Attack of the Big Head Floating in the Sky

One of my earliest memories involves standing on the sidewalk outside the Fox Theater in Long Beach and staring, slack-jawed, at the poster for the original Star Wars. Painted in a lushly pulpy, retro style, the poster featured the then-unfamiliar images of Luke Skywalker, Princess Leia, Darth Vader, etc., all beneath a zippy, Flash Gordon-ish logo. But this poster, which was already enough to stop me in my tracks, had a strange, arty, postmodern touch that left me baffled: it was painted so that it resembled a faded, posted bill, with another bill beneath it featuring the movie's credits and rips along the left-hand side showing a plywood construction site wall underneath. This was obviously a brand-new movie, with ray guns and robots and weird little hooded guys with glowing eyes, yet the poster looked like a tattered relic from a bygone era. It was, in retrospect, absolutely the perfect poster for a movie that took elements from a lot of other, older movies and scrambled them together to create something new. But all I knew at that tender age was that this was a movie I had to see.

Even today, after all these years and those sad, wretched prequels, that poster (co-painted by noted poster illustrators Drew Struzan and Charles White III) still has the power to remind you of what you loved about the original Star Wars trilogy. This was an unforgettable poster in a decade of unforgettable posters. It was impossible not to feel a shiver of real fear when you first saw the poster for Jaws, with that nightmare shark approaching the unsuspecting swimmer from below, his monstrous head the size of a semi-truck and his mouth overflowing with a million dagger-sharp teeth. And who could resist the goofy charm of the original Bad News Bears poster, with telling caricatures of Walter Matthau and the rest of the cast provided by the great Mad Magazine artist Jack Davis? When I grew older, I also learned to appreciate the movie posters of earlier decades: the snazzy deco of the silent era; the biblical epics of the '50s, with their logos composed of stone letters 50 feet high; the towering, stone logos of the '50s biblical epics; the fluorescent, psychedelic insanity of the '60s.

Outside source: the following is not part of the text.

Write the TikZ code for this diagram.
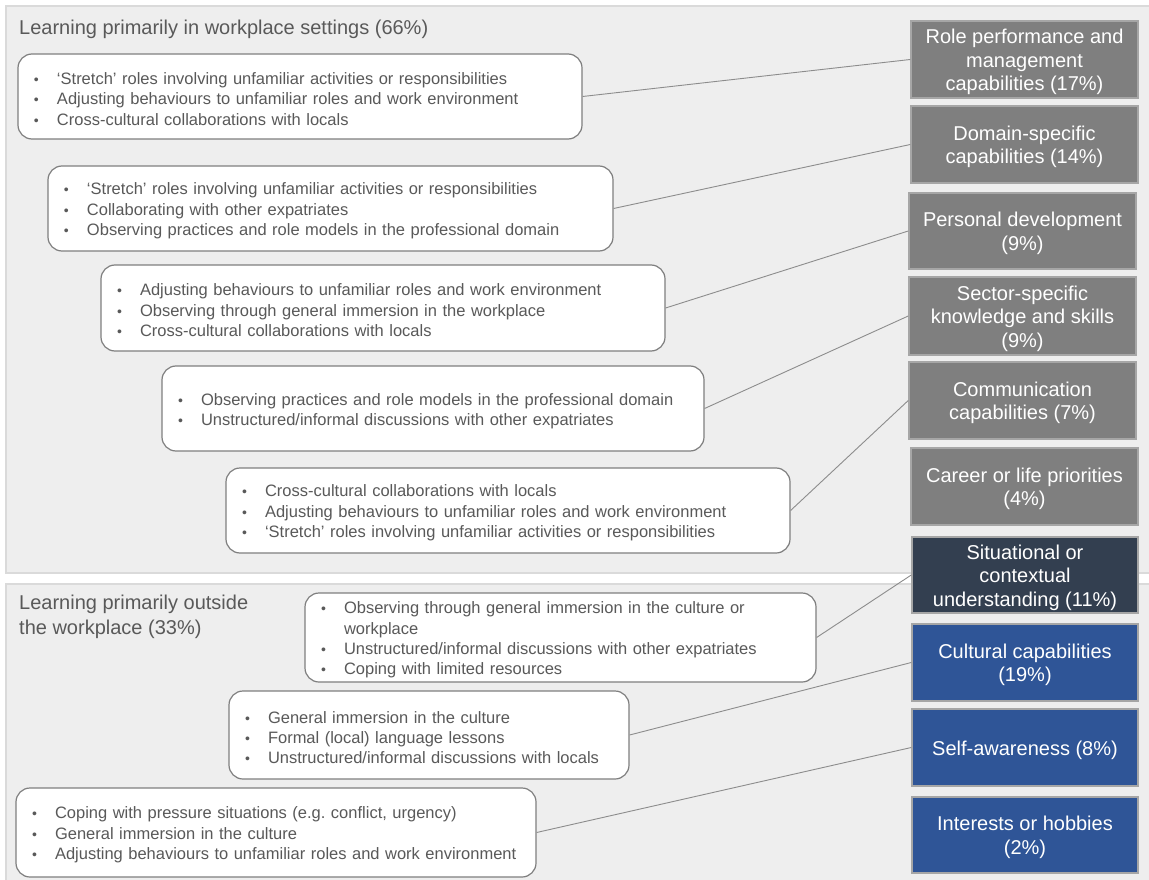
\documentclass[tikz,border=0pt]{standalone}
\usepackage{fontspec}
\setmainfont{Liberation Sans}
\frenchspacing
\definecolor{panelfill}{HTML}{EEEEEE}
\definecolor{panelline}{HTML}{DADADA}
\definecolor{txtgray}{HTML}{595959}
\definecolor{listline}{HTML}{7F7F7F}
\definecolor{boxgray}{HTML}{7F7F7F}
\definecolor{boxline}{HTML}{A6A6A6}
\definecolor{navybox}{HTML}{333F50}
\definecolor{bluebox}{HTML}{2F5597}
\definecolor{connline}{HTML}{8C8C8C}
\newcommand{\itm}[1]{\makebox[24pt][l]{\hspace{1pt}\fontsize{14}{14}\selectfont\textbullet}#1}
\begin{document}
\begin{tikzpicture}[x=1pt,y=-1pt,
  panel/.style={fill=panelfill, draw=panelline, line width=1.5pt},
  listbox/.style={draw=listline, line width=1.2pt, fill=white, rounded corners=14pt, inner sep=0pt},
  listtext/.style={inner xsep=0pt, inner ysep=0pt, align=left, text=txtgray, yshift=-2.5pt,
    font=\fontsize{16.5}{20.4}\selectfont},
  catbox/.style={draw=boxline, line width=1.5pt, inner sep=0pt},
  cattext/.style={text=white, align=center, inner sep=0pt, yshift=-2.5pt,
    font=\fontsize{20}{23.6}\selectfont},
  graybox/.style={catbox, fill=boxgray},
  navyboxst/.style={catbox, fill=navybox},
  blueboxst/.style={catbox, fill=bluebox},
  conn/.style={draw=connline, line width=0.9pt},
  ttl/.style={text=txtgray, font=\fontsize{20}{25}\selectfont, inner sep=0pt, align=left}
]
\useasboundingbox (0,0) rectangle (1149,880);
\fill[white] (0,0) rectangle (1149,880);
% panels
\draw[panel] (6,6) rectangle (1155,573);
\draw[panel] (6,584) rectangle (1155,886);
\node[ttl, anchor=west] (t1) at (19,29) {Learning primarily in workplace settings (66\%)};
\node[ttl, anchor=north west] (t2) at (19,595) {Learning primarily outside\\the workplace (33\%)};

% list boxes
\node[listbox, minimum width=564pt, minimum height=85pt] (a) at (300,96.5) {};
\node[listtext, text width=534pt] (at) at (a.center)
 {\itm{‘Stretch’ roles involving unfamiliar activities or responsibilities}\\
  \itm{Adjusting behaviours to unfamiliar roles and work environment}\\
  \itm{Cross-cultural collaborations with locals}};
\node[listbox, minimum width=565pt, minimum height=85pt] (b) at (330.5,208.5) {};
\node[listtext, text width=535pt] (bt) at (b.center)
 {\itm{‘Stretch’ roles involving unfamiliar activities or responsibilities}\\
  \itm{Collaborating with other expatriates}\\
  \itm{Observing practices and role models in the professional domain}};
\node[listbox, minimum width=564pt, minimum height=86pt] (c) at (383,308) {};
\node[listtext, text width=534pt] (ct) at (c.center)
 {\itm{Adjusting behaviours to unfamiliar roles and work environment}\\
  \itm{Observing through general immersion in the workplace}\\
  \itm{Cross-cultural collaborations with locals}};
\node[listbox, minimum width=542pt, minimum height=85pt] (d) at (433,408.5) {};
\node[listtext, text width=512pt] (dt) at (d.center)
 {\itm{Observing practices and role models in the professional domain}\\
  \itm{Unstructured/informal discussions with other expatriates}};
\node[listbox, minimum width=564pt, minimum height=85pt] (e) at (508,510.5) {};
\node[listtext, text width=534pt] (et) at (e.center)
 {\itm{Cross-cultural collaborations with locals}\\
  \itm{Adjusting behaviours to unfamiliar roles and work environment}\\
  \itm{‘Stretch’ roles involving unfamiliar activities or responsibilities}};
\node[listbox, minimum width=511pt, minimum height=89pt] (f) at (560.5,637.5) {};
\node[listtext, text width=481pt] (ft) at (f.center)
 {\itm{Observing through general immersion in the culture or}\\
  \hspace*{24pt}workplace\\
  \itm{Unstructured/informal discussions with other expatriates}\\
  \itm{Coping with limited resources}};
\node[listbox, minimum width=400pt, minimum height=88pt] (g) at (429,735) {};
\node[listtext, text width=370pt] (gt) at (g.center)
 {\itm{General immersion in the culture}\\
  \itm{Formal (local) language lessons}\\
  \itm{Unstructured/informal discussions with locals}};
\node[listbox, minimum width=520pt, minimum height=89pt] (h) at (276,832.5) {};
\node[listtext, text width=490pt] (ht) at (h.center)
 {\itm{Coping with pressure situations (e.g.\ conflict, urgency)}\\
  \itm{General immersion in the culture}\\
  \itm{Adjusting behaviours to unfamiliar roles and work environment}};

% category boxes
\node[graybox, minimum width=227pt, minimum height=77pt] (r1) at (1024.5,59.5) {};
\node[cattext] (r1t) at (r1.center) {Role performance and\\management\\capabilities (17\%)};
\node[graybox, minimum width=227pt, minimum height=77pt] (r2) at (1024.5,144.5) {};
\node[cattext] (r2t) at (r2.center) {Domain-specific\\capabilities (14\%)};
\node[graybox, minimum width=227pt, minimum height=76pt] (r3) at (1022.5,231) {};
\node[cattext] (r3t) at (r3.center) {Personal development\\(9\%)};
\node[graybox, minimum width=227pt, minimum height=78pt] (r4) at (1022.5,316) {};
\node[cattext] (r4t) at (r4.center) {Sector-specific\\knowledge and skills\\(9\%)};
\node[graybox, minimum width=227pt, minimum height=77pt] (r5) at (1022.5,400.5) {};
\node[cattext] (r5t) at (r5.center) {Communication\\capabilities (7\%)};
\node[graybox, minimum width=227pt, minimum height=77pt] (r6) at (1024.5,486.5) {};
\node[cattext] (r6t) at (r6.center) {Career or life priorities\\(4\%)};
\node[navyboxst, minimum width=226pt, minimum height=76pt] (r7) at (1025,575) {};
\node[cattext] (r7t) at (r7.center) {Situational or\\contextual\\understanding (11\%)};
\node[blueboxst, minimum width=226pt, minimum height=77pt] (r8) at (1025,662.5) {};
\node[cattext] (r8t) at (r8.center) {Cultural capabilities\\(19\%)};
\node[blueboxst, minimum width=226pt, minimum height=77pt] (r9) at (1025,747.5) {};
\node[cattext] (r9t) at (r9.center) {Self-awareness (8\%)};
\node[blueboxst, minimum width=226pt, minimum height=76pt] (r10) at (1025,835) {};
\node[cattext] (r10t) at (r10.center) {Interests or hobbies\\(2\%)};

% connectors
\draw[conn] (a.east) -- (r1.west);
\draw[conn] (b.east) -- (r2.west);
\draw[conn] (c.east) -- (r3.west);
\draw[conn] (d.east) -- (r4.west);
\draw[conn] (e.east) -- (r5.west);
\draw[conn] (f.east) -- (r7.west);
\draw[conn] (g.east) -- (r8.west);
\draw[conn] (h.east) -- (r9.west);
\end{tikzpicture}
\end{document}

But sometime in the late '80s, movie posters all started to look alike. It was one poster after another featuring blandly flattering photos of the stars, almost invariably looking straight at you and surrounded above and below by type. This look was employed for comedies, dramas, indie pictures, historical epics, whatever, and movie marketing people had a name for it that really said it all: Big Heads Floating in the Sky. The Big Heads poster evolved because of something called equal likeness, a newly developed contractual feature specifying that if one star appeared on a poster, his co-star (or co-stars) were guaranteed to appear on the poster atexactly the same size. The poster for 1992's A Few Good Men, for instance, features exactly half of Tom Cruise's face on the left-hand side and exactly half of Jack Nicholson's on the right, with the resulting design being as blandly symmetrical as a discount-brand package of frozen peas. The MPAA also began to wield increasing control over posters, arbitrarily vetoing anything they deemed objectionable. The original poster for Tim Burton's Sleepy Hollow, for instance, featured a spooky painting of the Headless Horseman carrying his own head; the MPAA rejected the image as “too graphic,” so it was replaced with a forgettable poster featuring the Big Heads of Johnny Depp and Christina Ricci.

There were a few potent deviations from the artless norm, such as the wonderfully unnerving Silence of the Lambs poster that featured a death's head moth over Jodie Foster's mouth—a moth that, when you looked really closely, actually featured an image of seven naked ladies from Salvador Dali's painting Female Bodies as a Skull. But mostly it was all Big Heads, all the time. Pretty much the only thing you had to look forward to were the holidays, when those blandly flattering star photos suddenly sported ridiculous Santa hats for Christmas or party hats and noisemakers for New Year's Eve.

It's tempting to declare that the movie poster is a dead art, but in recent months there have been some encouraging developments. The poster for the indie picture A Good Woman features the kind of art deco illustration rarely seen since the days of Fred and Ginger, while the poster for the Bad News Bears remake was a clumsy but obviously heartfelt shout out to the Jack Davis original. Revenge of the Sithmay have disappointed on almost all counts, but at least its poster featured some strikingly old-fashioned design by none other than Drew Struzan.

It's been a very long time since I stood outside a theater and stared, slack-jawed, at a movie poster. But if the movies have taught me anything, it's that no matter how bleak things look, there's always the chance for a happy ending.